## BEGIN Data lines

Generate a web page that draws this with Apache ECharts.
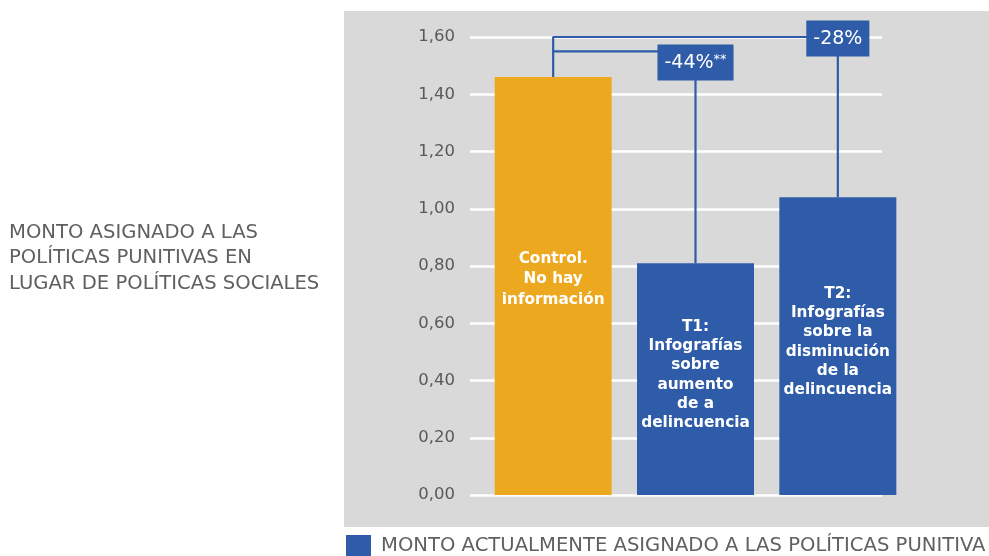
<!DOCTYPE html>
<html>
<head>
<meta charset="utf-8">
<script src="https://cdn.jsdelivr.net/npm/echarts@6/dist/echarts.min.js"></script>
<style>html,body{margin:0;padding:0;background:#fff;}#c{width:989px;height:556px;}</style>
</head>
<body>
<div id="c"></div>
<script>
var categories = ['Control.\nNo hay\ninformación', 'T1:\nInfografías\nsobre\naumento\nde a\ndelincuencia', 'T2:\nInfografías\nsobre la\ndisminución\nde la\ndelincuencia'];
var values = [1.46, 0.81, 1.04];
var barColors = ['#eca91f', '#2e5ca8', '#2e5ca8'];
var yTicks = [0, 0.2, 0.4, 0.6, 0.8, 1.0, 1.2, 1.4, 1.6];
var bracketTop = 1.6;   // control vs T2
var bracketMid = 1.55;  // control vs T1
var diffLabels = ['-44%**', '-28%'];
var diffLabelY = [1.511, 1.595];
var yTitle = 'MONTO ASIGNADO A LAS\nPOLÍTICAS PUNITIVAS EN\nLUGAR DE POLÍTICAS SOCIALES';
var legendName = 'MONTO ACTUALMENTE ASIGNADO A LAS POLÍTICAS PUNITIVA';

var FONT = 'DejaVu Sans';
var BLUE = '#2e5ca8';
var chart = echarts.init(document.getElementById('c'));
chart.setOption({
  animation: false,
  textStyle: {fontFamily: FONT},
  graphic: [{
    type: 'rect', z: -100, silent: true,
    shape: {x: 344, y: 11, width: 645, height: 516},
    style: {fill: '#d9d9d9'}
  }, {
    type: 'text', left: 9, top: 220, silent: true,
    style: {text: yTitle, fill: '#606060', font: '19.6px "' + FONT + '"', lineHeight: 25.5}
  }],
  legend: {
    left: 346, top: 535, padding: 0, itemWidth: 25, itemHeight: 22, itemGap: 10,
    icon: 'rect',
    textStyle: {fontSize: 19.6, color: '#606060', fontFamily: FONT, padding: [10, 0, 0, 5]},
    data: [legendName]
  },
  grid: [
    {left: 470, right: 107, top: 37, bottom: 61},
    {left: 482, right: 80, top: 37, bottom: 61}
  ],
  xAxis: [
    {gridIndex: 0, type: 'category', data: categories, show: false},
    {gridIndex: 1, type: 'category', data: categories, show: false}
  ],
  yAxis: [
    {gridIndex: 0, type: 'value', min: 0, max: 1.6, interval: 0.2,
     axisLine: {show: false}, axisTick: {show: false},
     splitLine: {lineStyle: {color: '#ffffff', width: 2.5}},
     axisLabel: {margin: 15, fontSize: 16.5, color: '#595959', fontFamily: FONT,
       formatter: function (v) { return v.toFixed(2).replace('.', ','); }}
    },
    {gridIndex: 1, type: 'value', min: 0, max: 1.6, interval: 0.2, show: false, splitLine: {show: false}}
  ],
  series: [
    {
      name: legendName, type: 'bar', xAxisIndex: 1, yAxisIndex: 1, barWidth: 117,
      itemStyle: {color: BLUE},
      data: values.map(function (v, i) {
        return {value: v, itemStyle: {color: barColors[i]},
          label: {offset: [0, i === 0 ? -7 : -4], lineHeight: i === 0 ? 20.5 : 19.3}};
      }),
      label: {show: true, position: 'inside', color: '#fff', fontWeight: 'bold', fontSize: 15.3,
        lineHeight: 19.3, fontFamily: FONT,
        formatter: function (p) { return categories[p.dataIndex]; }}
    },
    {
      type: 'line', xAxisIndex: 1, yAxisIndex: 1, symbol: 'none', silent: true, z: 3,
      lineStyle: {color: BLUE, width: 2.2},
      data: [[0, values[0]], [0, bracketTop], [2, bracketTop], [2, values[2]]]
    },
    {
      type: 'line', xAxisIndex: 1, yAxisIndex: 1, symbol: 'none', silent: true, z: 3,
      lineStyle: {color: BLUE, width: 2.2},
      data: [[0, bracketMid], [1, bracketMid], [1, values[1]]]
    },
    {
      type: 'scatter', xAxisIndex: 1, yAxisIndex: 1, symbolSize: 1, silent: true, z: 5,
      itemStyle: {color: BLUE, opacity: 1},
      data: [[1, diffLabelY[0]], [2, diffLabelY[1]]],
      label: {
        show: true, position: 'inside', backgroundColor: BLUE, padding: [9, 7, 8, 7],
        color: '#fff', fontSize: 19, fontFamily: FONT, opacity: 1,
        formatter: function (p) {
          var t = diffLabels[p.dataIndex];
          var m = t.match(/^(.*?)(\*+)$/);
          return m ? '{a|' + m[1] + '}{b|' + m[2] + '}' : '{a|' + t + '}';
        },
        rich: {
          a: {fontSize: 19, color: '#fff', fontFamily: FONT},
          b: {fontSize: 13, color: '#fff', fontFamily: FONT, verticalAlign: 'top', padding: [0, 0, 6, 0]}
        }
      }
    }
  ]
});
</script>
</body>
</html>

## END Data lines

== The task ==
Repeat the material exactly as it reads, without any of its pictures.

== Written solution ==
Generate a web page that draws this with Apache ECharts.
<!DOCTYPE html>
<html>
<head>
<meta charset="utf-8">
<script src="https://cdn.jsdelivr.net/npm/echarts@6/dist/echarts.min.js"></script>
<style>html,body{margin:0;padding:0;background:#fff;}#c{width:989px;height:556px;}</style>
</head>
<body>
<div id="c"></div>
<script>
var categories = ['Control.\nNo hay\ninformación', 'T1:\nInfografías\nsobre\naumento\nde a\ndelincuencia', 'T2:\nInfografías\nsobre la\ndisminución\nde la\ndelincuencia'];
var values = [1.46, 0.81, 1.04];
var barColors = ['#eca91f', '#2e5ca8', '#2e5ca8'];
var yTicks = [0, 0.2, 0.4, 0.6, 0.8, 1.0, 1.2, 1.4, 1.6];
var bracketTop = 1.6;   // control vs T2
var bracketMid = 1.55;  // control vs T1
var diffLabels = ['-44%**', '-28%'];
var diffLabelY = [1.511, 1.595];
var yTitle = 'MONTO ASIGNADO A LAS\nPOLÍTICAS PUNITIVAS EN\nLUGAR DE POLÍTICAS SOCIALES';
var legendName = 'MONTO ACTUALMENTE ASIGNADO A LAS POLÍTICAS PUNITIVA';

var FONT = 'DejaVu Sans';
var BLUE = '#2e5ca8';
var chart = echarts.init(document.getElementById('c'));
chart.setOption({
  animation: false,
  textStyle: {fontFamily: FONT},
  graphic: [{
    type: 'rect', z: -100, silent: true,
    shape: {x: 344, y: 11, width: 645, height: 516},
    style: {fill: '#d9d9d9'}
  }, {
    type: 'text', left: 9, top: 220, silent: true,
    style: {text: yTitle, fill: '#606060', font: '19.6px "' + FONT + '"', lineHeight: 25.5}
  }],
  legend: {
    left: 346, top: 535, padding: 0, itemWidth: 25, itemHeight: 22, itemGap: 10,
    icon: 'rect',
    textStyle: {fontSize: 19.6, color: '#606060', fontFamily: FONT, padding: [10, 0, 0, 5]},
    data: [legendName]
  },
  grid: [
    {left: 470, right: 107, top: 37, bottom: 61},
    {left: 482, right: 80, top: 37, bottom: 61}
  ],
  xAxis: [
    {gridIndex: 0, type: 'category', data: categories, show: false},
    {gridIndex: 1, type: 'category', data: categories, show: false}
  ],
  yAxis: [
    {gridIndex: 0, type: 'value', min: 0, max: 1.6, interval: 0.2,
     axisLine: {show: false}, axisTick: {show: false},
     splitLine: {lineStyle: {color: '#ffffff', width: 2.5}},
     axisLabel: {margin: 15, fontSize: 16.5, color: '#595959', fontFamily: FONT,
       formatter: function (v) { return v.toFixed(2).replace('.', ','); }}
    },
    {gridIndex: 1, type: 'value', min: 0, max: 1.6, interval: 0.2, show: false, splitLine: {show: false}}
  ],
  series: [
    {
      name: legendName, type: 'bar', xAxisIndex: 1, yAxisIndex: 1, barWidth: 117,
      itemStyle: {color: BLUE},
      data: values.map(function (v, i) {
        return {value: v, itemStyle: {color: barColors[i]},
          label: {offset: [0, i === 0 ? -7 : -4], lineHeight: i === 0 ? 20.5 : 19.3}};
      }),
      label: {show: true, position: 'inside', color: '#fff', fontWeight: 'bold', fontSize: 15.3,
        lineHeight: 19.3, fontFamily: FONT,
        formatter: function (p) { return categories[p.dataIndex]; }}
    },
    {
      type: 'line', xAxisIndex: 1, yAxisIndex: 1, symbol: 'none', silent: true, z: 3,
      lineStyle: {color: BLUE, width: 2.2},
      data: [[0, values[0]], [0, bracketTop], [2, bracketTop], [2, values[2]]]
    },
    {
      type: 'line', xAxisIndex: 1, yAxisIndex: 1, symbol: 'none', silent: true, z: 3,
      lineStyle: {color: BLUE, width: 2.2},
      data: [[0, bracketMid], [1, bracketMid], [1, values[1]]]
    },
    {
      type: 'scatter', xAxisIndex: 1, yAxisIndex: 1, symbolSize: 1, silent: true, z: 5,
      itemStyle: {color: BLUE, opacity: 1},
      data: [[1, diffLabelY[0]], [2, diffLabelY[1]]],
      label: {
        show: true, position: 'inside', backgroundColor: BLUE, padding: [9, 7, 8, 7],
        color: '#fff', fontSize: 19, fontFamily: FONT, opacity: 1,
        formatter: function (p) {
          var t = diffLabels[p.dataIndex];
          var m = t.match(/^(.*?)(\*+)$/);
          return m ? '{a|' + m[1] + '}{b|' + m[2] + '}' : '{a|' + t + '}';
        },
        rich: {
          a: {fontSize: 19, color: '#fff', fontFamily: FONT},
          b: {fontSize: 13, color: '#fff', fontFamily: FONT, verticalAlign: 'top', padding: [0, 0, 6, 0]}
        }
      }
    }
  ]
});
</script>
</body>
</html>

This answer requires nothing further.